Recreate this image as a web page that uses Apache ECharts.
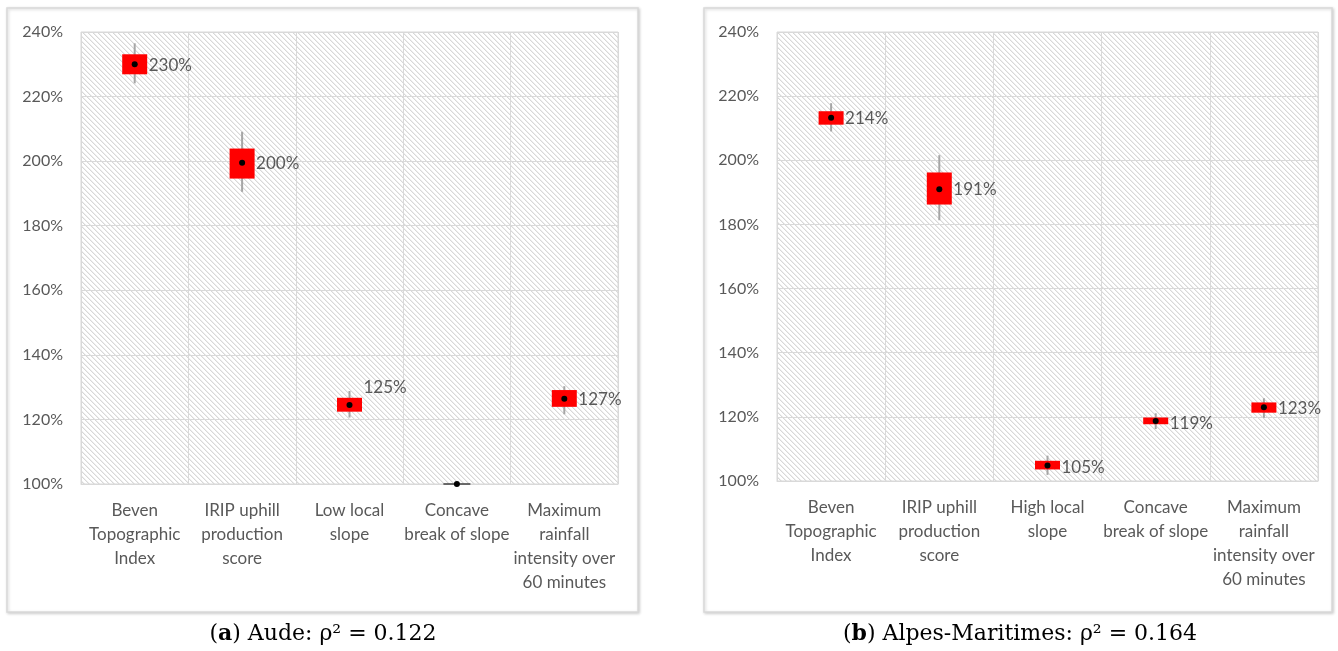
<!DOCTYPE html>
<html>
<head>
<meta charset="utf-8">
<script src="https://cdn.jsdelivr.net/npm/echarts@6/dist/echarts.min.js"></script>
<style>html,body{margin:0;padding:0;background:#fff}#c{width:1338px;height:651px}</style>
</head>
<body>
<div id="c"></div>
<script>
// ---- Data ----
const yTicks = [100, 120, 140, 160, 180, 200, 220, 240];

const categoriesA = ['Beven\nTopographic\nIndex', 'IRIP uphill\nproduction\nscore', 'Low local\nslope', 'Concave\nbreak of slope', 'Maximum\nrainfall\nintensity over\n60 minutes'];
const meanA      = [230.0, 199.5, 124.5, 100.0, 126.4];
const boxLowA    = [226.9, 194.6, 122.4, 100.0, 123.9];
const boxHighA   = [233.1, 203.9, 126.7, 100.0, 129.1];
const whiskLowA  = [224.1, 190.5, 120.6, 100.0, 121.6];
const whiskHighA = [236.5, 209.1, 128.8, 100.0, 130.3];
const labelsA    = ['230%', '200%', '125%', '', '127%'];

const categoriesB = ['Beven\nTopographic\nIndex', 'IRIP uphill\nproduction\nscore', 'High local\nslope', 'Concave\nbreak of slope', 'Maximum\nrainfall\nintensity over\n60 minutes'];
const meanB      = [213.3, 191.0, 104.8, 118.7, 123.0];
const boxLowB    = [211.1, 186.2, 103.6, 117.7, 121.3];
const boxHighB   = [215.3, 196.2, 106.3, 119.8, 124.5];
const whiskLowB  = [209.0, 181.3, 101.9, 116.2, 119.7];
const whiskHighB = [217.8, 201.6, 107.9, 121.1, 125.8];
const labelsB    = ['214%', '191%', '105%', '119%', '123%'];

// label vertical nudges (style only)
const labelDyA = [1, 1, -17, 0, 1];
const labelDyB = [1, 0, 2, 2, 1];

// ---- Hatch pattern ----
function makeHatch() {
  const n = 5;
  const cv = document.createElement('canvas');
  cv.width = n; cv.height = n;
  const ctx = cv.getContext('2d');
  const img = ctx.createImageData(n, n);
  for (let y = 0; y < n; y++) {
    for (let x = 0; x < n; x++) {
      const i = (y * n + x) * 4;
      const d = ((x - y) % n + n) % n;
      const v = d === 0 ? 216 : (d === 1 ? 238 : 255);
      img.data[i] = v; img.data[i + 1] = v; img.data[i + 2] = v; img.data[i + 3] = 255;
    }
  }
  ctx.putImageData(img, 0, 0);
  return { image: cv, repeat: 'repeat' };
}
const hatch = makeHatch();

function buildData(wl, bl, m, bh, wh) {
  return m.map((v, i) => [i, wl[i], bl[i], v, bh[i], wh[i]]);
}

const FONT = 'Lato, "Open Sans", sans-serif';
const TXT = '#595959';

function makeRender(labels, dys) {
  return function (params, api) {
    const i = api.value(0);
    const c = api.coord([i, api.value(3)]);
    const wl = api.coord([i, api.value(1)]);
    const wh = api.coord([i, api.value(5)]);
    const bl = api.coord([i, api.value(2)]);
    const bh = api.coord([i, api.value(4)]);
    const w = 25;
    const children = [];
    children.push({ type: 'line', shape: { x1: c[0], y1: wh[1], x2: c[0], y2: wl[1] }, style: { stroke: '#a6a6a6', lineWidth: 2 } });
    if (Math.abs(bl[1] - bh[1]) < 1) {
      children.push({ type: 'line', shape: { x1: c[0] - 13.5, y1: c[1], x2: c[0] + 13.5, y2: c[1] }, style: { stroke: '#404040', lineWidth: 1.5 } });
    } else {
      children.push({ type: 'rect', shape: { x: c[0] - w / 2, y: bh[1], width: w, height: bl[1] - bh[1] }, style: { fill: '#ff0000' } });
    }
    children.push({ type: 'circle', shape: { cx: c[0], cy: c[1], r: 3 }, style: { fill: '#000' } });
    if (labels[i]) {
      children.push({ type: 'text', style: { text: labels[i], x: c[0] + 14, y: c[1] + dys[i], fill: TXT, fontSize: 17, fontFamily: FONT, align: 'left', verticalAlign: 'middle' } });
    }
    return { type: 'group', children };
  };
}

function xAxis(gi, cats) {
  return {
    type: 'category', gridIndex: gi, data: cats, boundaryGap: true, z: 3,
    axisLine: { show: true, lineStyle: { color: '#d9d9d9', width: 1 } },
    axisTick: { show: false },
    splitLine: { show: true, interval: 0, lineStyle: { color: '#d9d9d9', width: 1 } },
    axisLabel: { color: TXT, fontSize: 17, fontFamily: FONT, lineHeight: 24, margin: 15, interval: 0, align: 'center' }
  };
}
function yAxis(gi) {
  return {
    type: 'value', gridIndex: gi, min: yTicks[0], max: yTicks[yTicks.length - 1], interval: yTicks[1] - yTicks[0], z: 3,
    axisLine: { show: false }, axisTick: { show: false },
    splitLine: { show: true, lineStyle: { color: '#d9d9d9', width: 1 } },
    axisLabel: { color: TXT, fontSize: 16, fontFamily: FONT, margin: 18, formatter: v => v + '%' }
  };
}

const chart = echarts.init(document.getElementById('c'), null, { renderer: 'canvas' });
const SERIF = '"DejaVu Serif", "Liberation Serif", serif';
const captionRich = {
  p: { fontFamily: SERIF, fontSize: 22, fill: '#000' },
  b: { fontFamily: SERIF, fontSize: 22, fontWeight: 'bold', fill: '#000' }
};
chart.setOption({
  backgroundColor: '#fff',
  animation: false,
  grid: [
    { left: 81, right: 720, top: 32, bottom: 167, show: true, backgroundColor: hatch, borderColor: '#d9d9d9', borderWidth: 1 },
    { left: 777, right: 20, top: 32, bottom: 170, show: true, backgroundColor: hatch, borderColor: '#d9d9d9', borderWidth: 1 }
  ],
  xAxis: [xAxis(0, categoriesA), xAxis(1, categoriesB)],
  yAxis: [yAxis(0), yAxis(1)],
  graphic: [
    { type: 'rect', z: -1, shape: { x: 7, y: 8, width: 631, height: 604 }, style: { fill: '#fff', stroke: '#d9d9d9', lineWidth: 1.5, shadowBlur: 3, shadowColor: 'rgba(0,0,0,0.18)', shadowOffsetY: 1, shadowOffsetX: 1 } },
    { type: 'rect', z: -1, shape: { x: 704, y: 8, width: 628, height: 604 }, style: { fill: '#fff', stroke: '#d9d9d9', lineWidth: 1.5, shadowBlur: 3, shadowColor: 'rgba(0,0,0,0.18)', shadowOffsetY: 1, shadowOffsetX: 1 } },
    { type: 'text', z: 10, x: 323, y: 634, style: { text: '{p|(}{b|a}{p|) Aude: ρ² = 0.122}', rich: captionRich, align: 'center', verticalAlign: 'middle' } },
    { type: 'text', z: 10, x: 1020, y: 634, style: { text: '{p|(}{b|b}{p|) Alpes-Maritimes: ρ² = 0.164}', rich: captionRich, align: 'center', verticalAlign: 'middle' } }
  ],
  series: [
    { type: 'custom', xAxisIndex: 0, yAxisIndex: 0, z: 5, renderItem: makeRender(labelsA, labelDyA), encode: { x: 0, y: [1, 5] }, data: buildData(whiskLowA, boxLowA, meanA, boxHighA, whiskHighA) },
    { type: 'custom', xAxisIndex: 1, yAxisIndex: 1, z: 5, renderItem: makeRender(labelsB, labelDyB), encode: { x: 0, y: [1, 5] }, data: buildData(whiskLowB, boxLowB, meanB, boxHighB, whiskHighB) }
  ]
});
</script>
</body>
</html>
++++++++++
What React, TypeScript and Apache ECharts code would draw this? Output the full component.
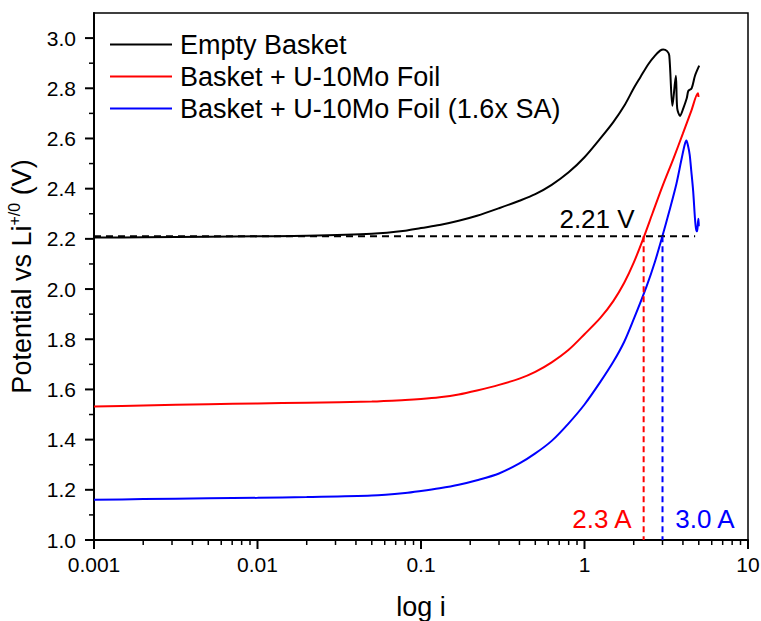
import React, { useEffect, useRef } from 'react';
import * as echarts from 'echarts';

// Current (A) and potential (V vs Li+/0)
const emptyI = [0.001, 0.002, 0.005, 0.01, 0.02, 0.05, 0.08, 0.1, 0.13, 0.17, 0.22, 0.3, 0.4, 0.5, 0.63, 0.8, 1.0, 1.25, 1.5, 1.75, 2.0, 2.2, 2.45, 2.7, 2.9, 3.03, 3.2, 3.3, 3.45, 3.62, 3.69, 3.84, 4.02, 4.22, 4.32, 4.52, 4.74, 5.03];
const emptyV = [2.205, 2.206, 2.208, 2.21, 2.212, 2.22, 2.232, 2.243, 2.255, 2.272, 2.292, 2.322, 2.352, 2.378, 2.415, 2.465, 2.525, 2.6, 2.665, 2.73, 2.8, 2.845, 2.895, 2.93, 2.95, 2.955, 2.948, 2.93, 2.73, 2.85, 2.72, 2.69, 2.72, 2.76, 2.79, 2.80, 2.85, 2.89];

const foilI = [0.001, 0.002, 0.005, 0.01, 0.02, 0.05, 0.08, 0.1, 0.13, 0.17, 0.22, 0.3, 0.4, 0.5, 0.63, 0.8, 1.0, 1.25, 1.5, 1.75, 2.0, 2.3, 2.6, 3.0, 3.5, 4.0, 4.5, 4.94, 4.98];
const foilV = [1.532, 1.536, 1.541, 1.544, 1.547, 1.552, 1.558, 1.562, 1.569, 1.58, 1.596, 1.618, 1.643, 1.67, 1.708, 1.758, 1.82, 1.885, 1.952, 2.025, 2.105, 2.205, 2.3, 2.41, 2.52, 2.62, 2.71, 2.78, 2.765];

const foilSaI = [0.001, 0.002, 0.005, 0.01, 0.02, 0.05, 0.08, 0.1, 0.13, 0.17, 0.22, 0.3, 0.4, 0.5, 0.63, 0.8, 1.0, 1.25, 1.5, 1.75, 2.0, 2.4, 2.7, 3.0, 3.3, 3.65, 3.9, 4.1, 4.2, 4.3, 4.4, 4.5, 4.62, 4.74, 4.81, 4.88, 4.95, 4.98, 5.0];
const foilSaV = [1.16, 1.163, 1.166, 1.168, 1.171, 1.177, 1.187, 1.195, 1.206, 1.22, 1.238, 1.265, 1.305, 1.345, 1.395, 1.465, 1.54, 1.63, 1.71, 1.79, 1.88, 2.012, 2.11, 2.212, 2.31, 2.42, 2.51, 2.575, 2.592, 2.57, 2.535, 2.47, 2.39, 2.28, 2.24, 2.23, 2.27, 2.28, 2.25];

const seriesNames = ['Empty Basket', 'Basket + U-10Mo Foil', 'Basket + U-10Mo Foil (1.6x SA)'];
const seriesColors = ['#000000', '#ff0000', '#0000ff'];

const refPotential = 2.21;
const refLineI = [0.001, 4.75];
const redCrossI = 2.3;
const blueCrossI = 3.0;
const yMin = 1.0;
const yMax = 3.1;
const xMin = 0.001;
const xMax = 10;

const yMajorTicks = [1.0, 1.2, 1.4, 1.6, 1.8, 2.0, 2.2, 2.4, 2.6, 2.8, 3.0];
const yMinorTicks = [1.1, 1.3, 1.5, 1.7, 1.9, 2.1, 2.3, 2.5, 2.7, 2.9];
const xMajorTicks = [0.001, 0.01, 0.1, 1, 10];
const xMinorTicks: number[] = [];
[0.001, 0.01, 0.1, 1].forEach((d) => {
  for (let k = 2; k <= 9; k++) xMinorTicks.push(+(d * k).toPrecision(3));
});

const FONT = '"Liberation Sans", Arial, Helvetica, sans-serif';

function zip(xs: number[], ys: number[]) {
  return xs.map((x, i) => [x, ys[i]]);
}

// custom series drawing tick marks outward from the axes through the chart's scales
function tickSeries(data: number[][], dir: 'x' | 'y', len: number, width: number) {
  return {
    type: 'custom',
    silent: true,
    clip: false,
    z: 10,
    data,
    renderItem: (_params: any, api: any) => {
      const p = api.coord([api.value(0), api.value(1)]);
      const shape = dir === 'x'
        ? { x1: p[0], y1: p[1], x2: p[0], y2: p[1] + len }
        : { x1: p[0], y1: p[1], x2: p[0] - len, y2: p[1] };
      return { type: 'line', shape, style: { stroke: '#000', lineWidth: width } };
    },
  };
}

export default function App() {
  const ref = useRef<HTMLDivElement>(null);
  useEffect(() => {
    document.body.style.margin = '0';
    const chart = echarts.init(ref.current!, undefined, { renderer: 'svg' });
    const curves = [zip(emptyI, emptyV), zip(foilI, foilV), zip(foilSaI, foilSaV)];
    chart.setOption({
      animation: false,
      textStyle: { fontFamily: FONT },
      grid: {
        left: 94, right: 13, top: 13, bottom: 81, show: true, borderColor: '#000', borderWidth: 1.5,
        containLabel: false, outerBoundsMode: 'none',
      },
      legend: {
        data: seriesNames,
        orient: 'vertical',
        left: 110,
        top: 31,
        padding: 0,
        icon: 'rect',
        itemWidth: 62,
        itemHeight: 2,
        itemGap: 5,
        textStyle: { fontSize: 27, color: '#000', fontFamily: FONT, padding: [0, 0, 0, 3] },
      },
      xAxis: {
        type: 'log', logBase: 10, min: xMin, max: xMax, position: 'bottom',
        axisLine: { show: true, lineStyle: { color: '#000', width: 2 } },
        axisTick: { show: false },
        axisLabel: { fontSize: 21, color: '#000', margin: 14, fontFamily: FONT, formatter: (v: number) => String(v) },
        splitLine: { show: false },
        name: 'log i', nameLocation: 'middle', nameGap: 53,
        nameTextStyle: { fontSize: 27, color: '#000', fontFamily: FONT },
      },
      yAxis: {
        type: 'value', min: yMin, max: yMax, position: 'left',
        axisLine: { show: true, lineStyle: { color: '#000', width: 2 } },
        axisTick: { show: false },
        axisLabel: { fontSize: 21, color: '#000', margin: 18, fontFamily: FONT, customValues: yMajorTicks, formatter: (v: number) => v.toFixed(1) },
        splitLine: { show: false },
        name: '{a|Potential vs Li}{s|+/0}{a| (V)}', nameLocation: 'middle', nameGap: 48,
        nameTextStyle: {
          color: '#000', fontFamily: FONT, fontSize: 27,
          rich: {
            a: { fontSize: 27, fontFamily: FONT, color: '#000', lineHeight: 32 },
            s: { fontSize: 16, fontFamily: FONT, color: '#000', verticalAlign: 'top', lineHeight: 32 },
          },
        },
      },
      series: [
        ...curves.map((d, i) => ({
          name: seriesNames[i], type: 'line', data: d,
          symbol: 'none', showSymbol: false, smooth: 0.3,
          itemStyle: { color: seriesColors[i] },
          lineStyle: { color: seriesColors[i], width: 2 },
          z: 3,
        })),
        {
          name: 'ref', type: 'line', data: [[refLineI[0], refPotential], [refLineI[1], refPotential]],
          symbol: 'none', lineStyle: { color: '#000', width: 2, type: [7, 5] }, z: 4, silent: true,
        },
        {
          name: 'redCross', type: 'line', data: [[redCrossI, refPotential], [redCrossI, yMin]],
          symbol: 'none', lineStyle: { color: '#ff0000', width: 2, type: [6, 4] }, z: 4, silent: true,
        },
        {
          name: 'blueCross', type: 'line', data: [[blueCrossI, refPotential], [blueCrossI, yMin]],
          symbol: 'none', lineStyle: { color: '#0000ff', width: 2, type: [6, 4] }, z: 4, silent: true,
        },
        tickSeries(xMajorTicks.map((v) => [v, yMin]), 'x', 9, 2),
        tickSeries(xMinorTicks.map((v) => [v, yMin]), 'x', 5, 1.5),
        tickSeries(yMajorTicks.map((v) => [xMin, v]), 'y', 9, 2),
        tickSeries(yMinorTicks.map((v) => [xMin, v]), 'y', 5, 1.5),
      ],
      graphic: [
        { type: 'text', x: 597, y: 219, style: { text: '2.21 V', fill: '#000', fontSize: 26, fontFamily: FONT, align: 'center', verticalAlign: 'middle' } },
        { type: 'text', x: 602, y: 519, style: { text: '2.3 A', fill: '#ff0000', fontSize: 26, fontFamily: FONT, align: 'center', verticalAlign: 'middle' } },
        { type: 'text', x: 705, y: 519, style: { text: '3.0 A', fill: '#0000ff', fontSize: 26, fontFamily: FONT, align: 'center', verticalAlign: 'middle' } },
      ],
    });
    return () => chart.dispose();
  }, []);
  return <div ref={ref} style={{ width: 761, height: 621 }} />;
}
++++++++++
Look above for lines with the word "this" and copy them all.

Recreate this image as a web page that uses Apache ECharts.
What React, TypeScript and Apache ECharts code would draw this? Output the full component.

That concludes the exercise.